Afghanistan came several times (if briefly) under British attempts to protect India from Russian encroachment, and had its secular government overthrown by Islamic fundamentalists encouraged and partly funded by Americans in their constant attack on Soviet power. The country suffered a Russian invasion, a protracted civil war, a US-led overthrow of the Taliban, and a corrupt US-installed government whose authority barely extends beyond Kabul.

Muslim north Africa became French and Italian colonies, into which poured tens of thousands of European settlers, buying up much of the better land and imposing alien concepts of government. Independence has been marked by bitter sectarian wars and (in Libya) the overthrow of a populist government by US and European forces: the once richest country in Africa is now a failed state torn apart by civil war. Saudi Arabia, a Wahhabi fundamentalist state, is supported by America in exchange for unrestricted access to its oil wealth. {32-33}

Muslim Response

The western press often stigmatises Muslim thought as rigid and doctrinaire, but Muslim societies in fact approach the world through some mixture of: {34}

1. Fundamentalism: a return to a pristine and often intolerant version of Islam. (Wahhabi Saudi Arabia and Shi'ite Iran).

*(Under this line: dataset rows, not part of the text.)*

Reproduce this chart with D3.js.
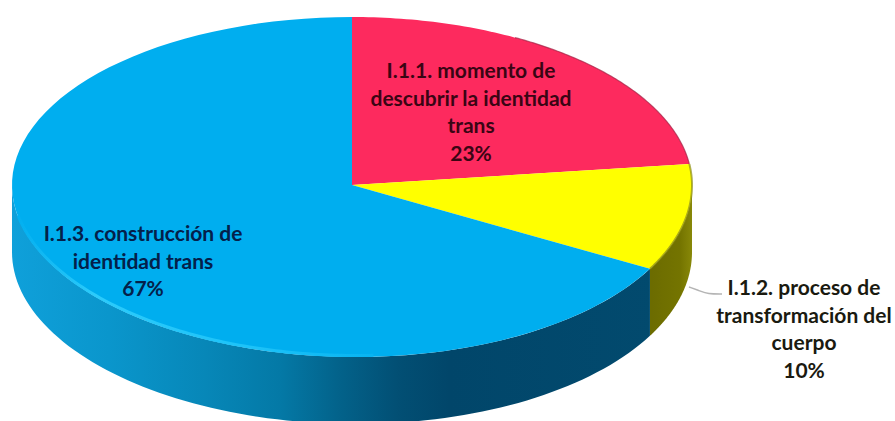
<!DOCTYPE html>
<html>
<head>
<meta charset="utf-8">
<script src="https://cdn.jsdelivr.net/npm/d3@7"></script>
<style>
html,body{margin:0;padding:0;background:#fff}
svg{display:block}
text{font-family:Lato,"Open Sans",sans-serif;font-weight:700;font-size:21px;text-anchor:middle}
</style>
</head>
<body>
<script>
// Share of each theme, clockwise from twelve o'clock
const categories = ["I.1.1. momento de descubrir la identidad trans", "I.1.2. proceso de transformación del cuerpo", "I.1.3. construcción de identidad trans"];
const values = [23, 10, 67];
const topColors = ["#fd2a5e", "#ffff00", "#00aeef"];
const labelLines = [
  ["I.1.1. momento de", "descubrir la identidad", "trans", "23%"],
  ["I.1.2. proceso de", "transformación del", "cuerpo", "10%"],
  ["I.1.3. construcción de", "identidad trans", "67%"]
];
const labelBaselines = [[471, 78], [804, 295], [143, 241]];
const labelColors = ["#3a0514", "#1a1a10", "#04204a"];

const width = 895, height = 421;
const cx = 352, cy = 185, rx = 340, depth = 67;

const svg = d3.select("body").append("svg").attr("width", width).attr("height", height);
const defs = svg.append("defs");

function gradient(id, x1, x2, stops) {
  const g = defs.append("linearGradient").attr("id", id)
    .attr("gradientUnits", "userSpaceOnUse")
    .attr("x1", x1).attr("x2", x2).attr("y1", 0).attr("y2", 0);
  stops.forEach(([o, c]) => g.append("stop").attr("offset", o).attr("stop-color", c));
}

// Shading of the drum wall, dark toward the lower right
gradient("blueWall", 12, 655, [[0, "#0fa0da"], [0.15, "#0a96cc"], [0.3, "#0787b8"], [0.417, "#0479a6"],
  [0.51, "#03628a"], [0.6, "#024f74"], [0.68, "#01466a"], [1, "#024a6e"]]);
gradient("yellowWall", 652, 692, [[0, "#6c6c00"], [0.7, "#747400"], [1, "#888808"]]);
gradient("blueRim", 14, 420, [[0, "#00aeef"], [0.2, "#2ccbfb"], [0.6, "#1cc2f8"], [1, "#00aeef"]]);

const slices = d3.pie().sort(null).value(d => d)(values);

// The near half of the drum sits slightly lower on the right: perspective of the tilted top
const verticalRadius = d3.scaleLinear().domain([Math.PI / 2, 3 * Math.PI / 2]).range([175, 169]).clamp(true);
const ryAt = a => (Math.cos(a) > 0 ? 168 : verticalRadius(a));

// Point on the rim at a clockwise angle from the top
const rim = (a, dy = 0) => [cx + rx * Math.sin(a), cy - ryAt(a) * Math.cos(a) + dy];

function rimRun(a0, a1, dy = 0) {
  const n = 90;
  return d3.range(n + 1).map(i => rim(a0 + (a1 - a0) * i / n, dy));
}

// Only the front half of the wall can be seen
const line = d3.line();
[[1, "url(#yellowWall)"], [2, "url(#blueWall)"]].forEach(([i, fill]) => {
  const a0 = Math.max(slices[i].startAngle, Math.PI / 2);
  const a1 = Math.min(slices[i].endAngle, 3 * Math.PI / 2);
  svg.append("path")
    .attr("d", line(rimRun(a0, a1).concat(rimRun(a1, a0, depth))) + "Z")
    .attr("fill", fill);
});

// Top face
svg.append("g").selectAll("path").data(slices).join("path")
  .attr("d", d => line([[cx, cy]].concat(rimRun(d.startAngle, d.endAngle))) + "Z")
  .attr("fill", (d, i) => topColors[i]);

// Bevelled edge around the top face
svg.append("path")
  .attr("d", line(rimRun(Math.PI * 0.98, Math.PI * 1.44, -1.5)))
  .attr("fill", "none").attr("stroke", "url(#blueRim)").attr("stroke-width", 3);
svg.append("path")
  .attr("d", line(rimRun(slices[1].startAngle, slices[1].endAngle)))
  .attr("fill", "none").attr("stroke", "#8d8d12").attr("stroke-width", 2).attr("opacity", 0.7);
svg.append("path")
  .attr("d", line(rimRun(slices[0].startAngle + 0.5, slices[0].endAngle)))
  .attr("fill", "none").attr("stroke", "#a32245").attr("stroke-width", 1.2).attr("opacity", 0.7);

// Leader for the label outside the drum
svg.append("path")
  .attr("d", d3.line().curve(d3.curveBasis)([[689, 287], [700, 291], [708, 294], [722, 294]]))
  .attr("fill", "none").attr("stroke", "#b4b4b4").attr("stroke-width", 1.5);

// Labels
const lineHeight = 27.7;
svg.append("g").selectAll("text").data(labelLines).join("text")
  .attr("fill", (d, i) => labelColors[i])
  .each(function (lines, i) {
    const [x, y] = labelBaselines[i];
    d3.select(this).selectAll("tspan").data(lines).join("tspan")
      .attr("x", x).attr("y", (d, j) => y + j * lineHeight).text(d => d);
  });
</script>
</body>
</html>
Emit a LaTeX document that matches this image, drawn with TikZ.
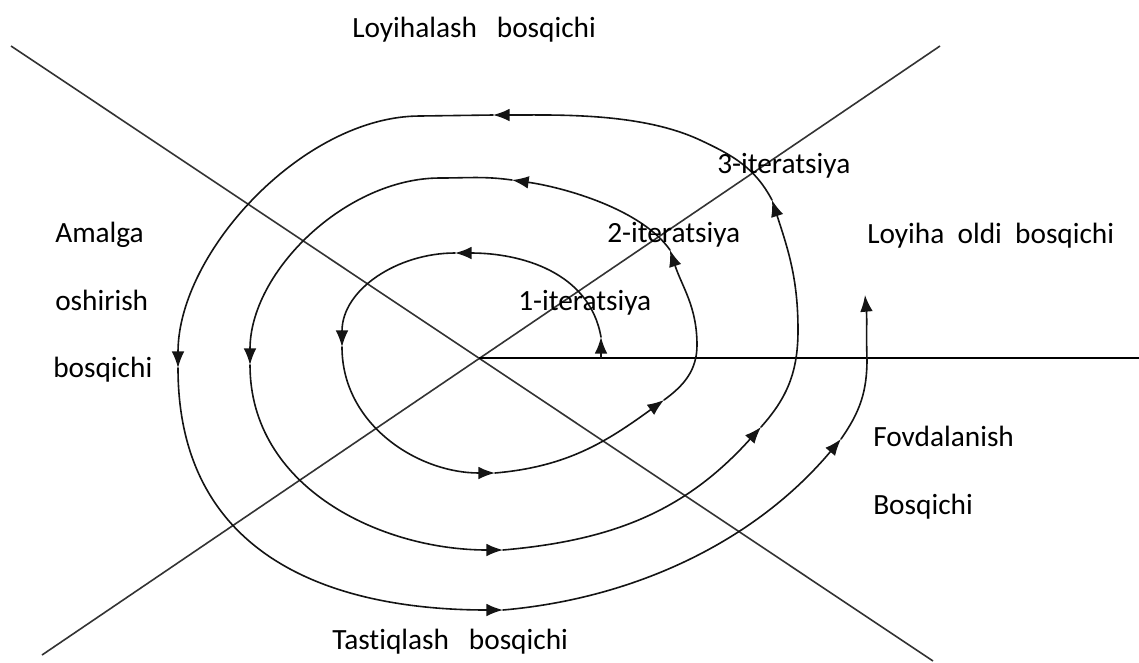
\documentclass[tikz,border=0pt]{standalone}
\usepackage{fontspec}
\setmainfont[Ligatures=NoCommon]{Carlito}
\usetikzlibrary{arrows.meta}
\begin{document}
\begin{tikzpicture}[x=0.75pt,y=0.75pt,
  axisline/.style={line width=1.2pt, draw=black!80},
  spiralline/.style={line width=1.2pt, draw=black!92, line cap=round, line join=round},
  spiralarrow/.style={spiralline, -{Latex[length=12.5pt,width=9.5pt]}},
  txt/.style={font=\fontsize{22}{26}\selectfont, text=black, inner sep=0pt, anchor=base west}]

\fill[white] (0,0) rectangle (1139,-662);
\useasboundingbox (0,0) rectangle (1139,-662);

% the three phase-dividing lines
\coordinate (O)  at (479,-358);
\coordinate (NW) at (11,-46);
\coordinate (SE) at (933,-661);
\coordinate (NE) at (940,-46);
\coordinate (SW) at (42,-655);
\coordinate (E)  at (1139,-358);
\draw[axisline] (NW) -- (SE);
\draw[axisline] (NE) -- (SW);
\draw[axisline, draw=black] (O) -- (E);

% waypoints of the spiral
\coordinate (s0)  at (601,-358);
\coordinate (s1)  at (601,-337);
\coordinate (s2)  at (455,-253);
\coordinate (s3)  at (342,-347);
\coordinate (s4)  at (495,-473);
\coordinate (s5)  at (664,-400);
\coordinate (s6)  at (697,-345);
\coordinate (s7)  at (670,-250);
\coordinate (s8)  at (512,-180);
\coordinate (s9)  at (440,-178);
\coordinate (s10) at (250,-365);
\coordinate (s11) at (503,-550);
\coordinate (s12) at (761,-427);
\coordinate (s13) at (798,-330);
\coordinate (s14) at (772,-200);
\coordinate (s15) at (700,-140);
\coordinate (s16) at (493,-115);
\coordinate (s17) at (420,-116);
\coordinate (s18) at (178,-368);
\coordinate (s19) at (503,-610);
\coordinate (s20) at (841,-439);
\coordinate (s21) at (867,-359);
\coordinate (s22) at (865,-295);

% first turn
\draw[spiralarrow] (s0) -- (s1);
\draw[spiralarrow] (s1) to[out=100,in=0] (s2);
\draw[spiralarrow] (s2) to[out=180,in=90] (s3);
\draw[spiralarrow] (s3) to[out=270,in=180] (s4);
\draw[spiralarrow] (s4) to[out=5,in=216] (s5);
\draw[spiralline]  (s5) to[out=36,in=270] (s6);
% second turn
\draw[spiralarrow] (s6) to[out=90,in=-72] (s7);
\draw[spiralarrow] (s7) to[out=125,in=-8,looseness=0.75] (s8);
\draw[spiralline]  (s8) to[out=172,in=0] (s9);
\draw[spiralarrow] (s9) to[out=180,in=90,looseness=0.9] (s10);
\draw[spiralarrow] (s10) to[out=270,in=180] (s11);
\draw[spiralarrow] (s11) to[out=5,in=228] (s12);
\draw[spiralline]  (s12) to[out=48,in=270] (s13);
% third turn
\draw[spiralarrow] (s13) to[out=90,in=-72] (s14);
\draw[spiralline]  (s14) to[out=118,in=-25] (s15);
\draw[spiralarrow] (s15) to[out=155,in=0,looseness=0.8] (s16);
\draw[spiralline]  (s16) -- (s17);
\draw[spiralarrow] (s17) to[out=180,in=90,looseness=0.85] (s18);
\draw[spiralarrow] (s18) to[out=270,in=180,looseness=1.15] (s19);
\draw[spiralarrow] (s19) to[out=5,in=230,looseness=0.9] (s20);
\draw[spiralline]  (s20) to[out=55,in=270] (s21);
\draw[spiralarrow] (s21) to[out=92,in=-85] (s22);

% phase names
\node[txt] (loyihalash) at (352,-37)  {Loyihalash\ \ \ bosqichi};
\node[txt] (tastiqlash) at (332,-649) {Tastiqlash\ \ \ bosqichi};
\node[txt] (oldi)       at (867,-243) {Loyiha\ \ oldi\ \ bosqichi};
\node[txt] (amalga1)    at (55,-242)  {Amalga};
\node[txt] (amalga2)    at (55,-310)  {oshirish};
\node[txt] (amalga3)    at (53,-377)  {bosqichi};
\node[txt] (foyda1)     at (873,-446) {Fovdalanish};
\node[txt] (foyda2)     at (873,-514) {Bosqichi};

% iteration labels
\node[txt] (it3) at (717,-173) {3-iteratsiya};
\node[txt] (it2) at (607,-242) {2-iteratsiya};
\node[txt] (it1) at (518,-310) {1-iteratsiya};
\end{tikzpicture}
\end{document}
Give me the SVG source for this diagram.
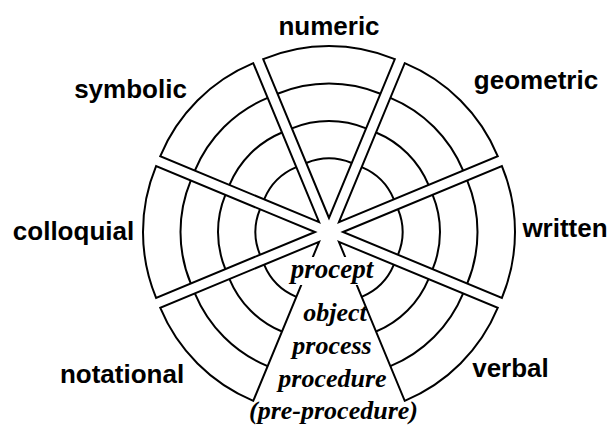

2. Aligarh secular modernism: Islam is a moral code rather than a social blueprint for life: religion and politics are separate, as they are in the Christian west. (Turkey)

3. Islamic modernism: Islam is reinterpreted for the contemporary age, but remains the source of social and political authority. Sayyid Jamaluddin Afghan founded no party in his peripatetic life, nor left any authoritative and considered book, for example, but his charismatic personality inspired many Muslim revivals (including the Muslim Brotherhood) and reinvigorated the concept of 'jihad' or holy war among Muslims oppressed by western governments or their puppet states.